■ BRIEF ■
Drop every picture. Then return, exactly, the lines from the beginning of the listing below through the one containing "200000000, 250000000, 300000000];".

■ DATASET EXCERPT ■
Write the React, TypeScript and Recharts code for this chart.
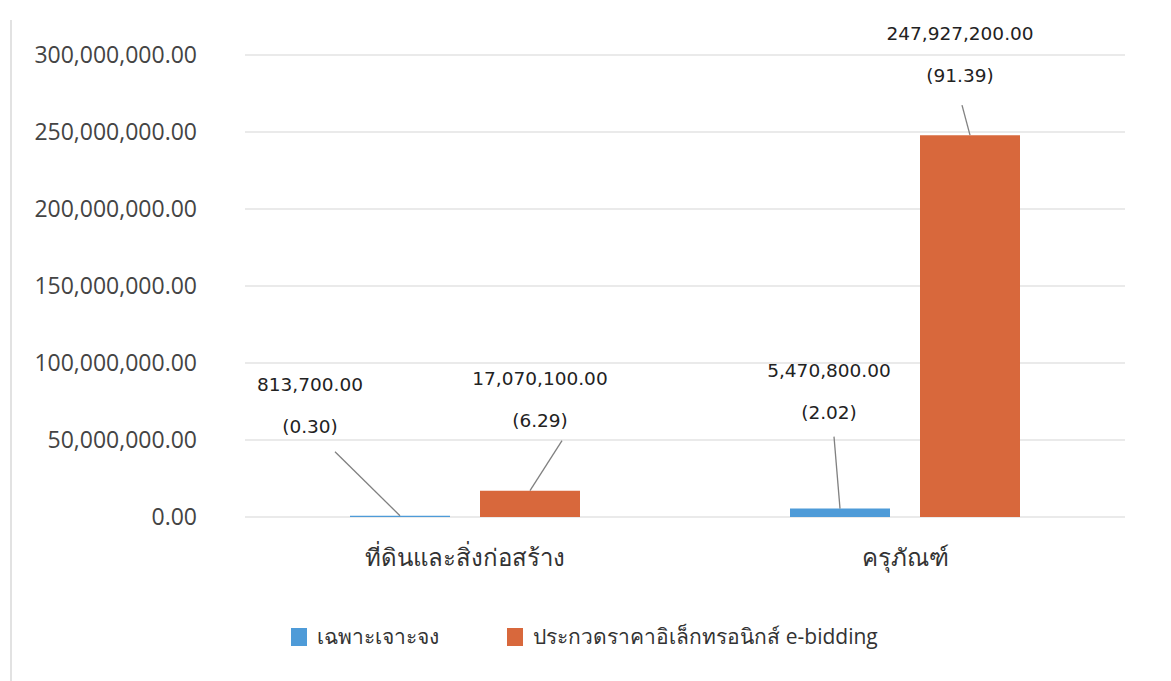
import { BarChart, Bar, XAxis, YAxis, CartesianGrid, Legend, LabelList } from "recharts";

const categories = ["ที่ดินและสิ่งก่อสร้าง", "ครุภัณฑ์"];
const specificValues = [813700, 5470800];
const specificPercents = [0.3, 2.02];
const biddingValues = [17070100, 247927200];
const biddingPercents = [6.29, 91.39];
const yTicks = [0, 50000000, 100000000, 150000000, 200000000, 250000000, 300000000];

const seriesNames = ["เฉพาะเจาะจง", "ประกวดราคาอิเล็กทรอนิกส์ e-bidding"];

const COLORS = {
  specific: "#4e9bd8", // blue
  bidding: "#d8683c", // orange
};

const data = categories.map((name, i) => ({
  name,
  specific: specificValues[i],
  specificPct: specificPercents[i],
  bidding: biddingValues[i],
  biddingPct: biddingPercents[i],
}));

const fmt = (v: number) =>
  v.toLocaleString("en-US", { minimumFractionDigits: 2, maximumFractionDigits: 2 });

// where each label sits relative to the top-centre of its bar
const LABEL_POS: Record<string, { dx: number; dy: number; lx: number; ly: number }[]> = {
  specific: [
    { dx: -90, dy: -125, lx: -65, ly: -64 },
    { dx: -11, dy: -132, lx: -6, ly: -72 },
  ],
  bidding: [
    { dx: 10, dy: -106, lx: 32, ly: -50 },
    { dx: -10, dy: -95, lx: -8, ly: -30 },
  ],
};

const makeLabel = (key: "specific" | "bidding", pcts: number[]) => (props: any) => {
  const { x, y, width, index, value } = props;
  const pos = LABEL_POS[key][index];
  const cx = Number(x) + Number(width) / 2;
  const top = Number(y);
  const tx = cx + pos.dx;
  return (
    <g>
      <line x1={cx + pos.lx} y1={top + pos.ly} x2={cx} y2={top} stroke="#808080" strokeWidth={1.3} />
      <text x={tx} y={top + pos.dy} textAnchor="middle" fontSize={18.5} fill="#222" fontFamily="DejaVu Sans">
        {fmt(Number(value))}
      </text>
      <text x={tx} y={top + pos.dy + 42} textAnchor="middle" fontSize={18.5} fill="#222" fontFamily="DejaVu Sans">
        ({pcts[index].toFixed(2)})
      </text>
    </g>
  );
};

const LegendContent = () => (
  <div style={{ display: "flex", justifyContent: "center", alignItems: "center", gap: 68, marginLeft: 44 }}>
    {seriesNames.map((n, i) => (
      <div key={n} style={{ display: "flex", alignItems: "center", gap: 10 }}>
        <span
          style={{
            display: "inline-block",
            width: 16,
            height: 18,
            background: i === 0 ? COLORS.specific : COLORS.bidding,
          }}
        />
        <span style={{ fontSize: 21, color: "#333" }}>{n}</span>
      </div>
    ))}
  </div>
);

export default function App() {
  return (
    <div
      style={{
        position: "absolute",
        left: 0,
        top: 0,
        width: 1171,
        height: 681,
        background: "#fff",
        fontFamily: "'Open Sans', 'Noto Sans', sans-serif",
      }}
    >
      <div style={{ position: "absolute", left: 10, top: 20, width: 2, height: 661, background: "#e2e2e2" }} />
      <BarChart
        width={1171}
        height={681}
        data={data}
        margin={{ top: 55, right: 46, left: 0, bottom: 41 }}
        barSize={100}
        barGap={30}
      >
        <CartesianGrid vertical={false} stroke="#e3e3e3" strokeWidth={1.5} />
        <XAxis
          dataKey="name"
          axisLine={false}
          tickLine={false}
          tick={{ fontSize: 24, fill: "#333" }}
          tickMargin={26}
          height={90}
        />
        <YAxis
          width={245}
          domain={[0, 300000000]}
          ticks={yTicks}
          tickFormatter={fmt}
          axisLine={false}
          tickLine={false}
          tickMargin={42}
          tick={{ fontSize: 23, fill: "#444" }}
        />
        <Legend verticalAlign="bottom" content={LegendContent} wrapperStyle={{ bottom: 28 }} />
        <Bar dataKey="specific" fill={COLORS.specific} isAnimationActive={false}>
          <LabelList dataKey="specific" content={makeLabel("specific", specificPercents)} />
        </Bar>
        <Bar dataKey="bidding" fill={COLORS.bidding} isAnimationActive={false}>
          <LabelList dataKey="bidding" content={makeLabel("bidding", biddingPercents)} />
        </Bar>
      </BarChart>
    </div>
  );
}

■ FULL SOLUTION ■
Write the React, TypeScript and Recharts code for this chart.
import { BarChart, Bar, XAxis, YAxis, CartesianGrid, Legend, LabelList } from "recharts";

const categories = ["ที่ดินและสิ่งก่อสร้าง", "ครุภัณฑ์"];
const specificValues = [813700, 5470800];
const specificPercents = [0.3, 2.02];
const biddingValues = [17070100, 247927200];
const biddingPercents = [6.29, 91.39];
const yTicks = [0, 50000000, 100000000, 150000000, 200000000, 250000000, 300000000];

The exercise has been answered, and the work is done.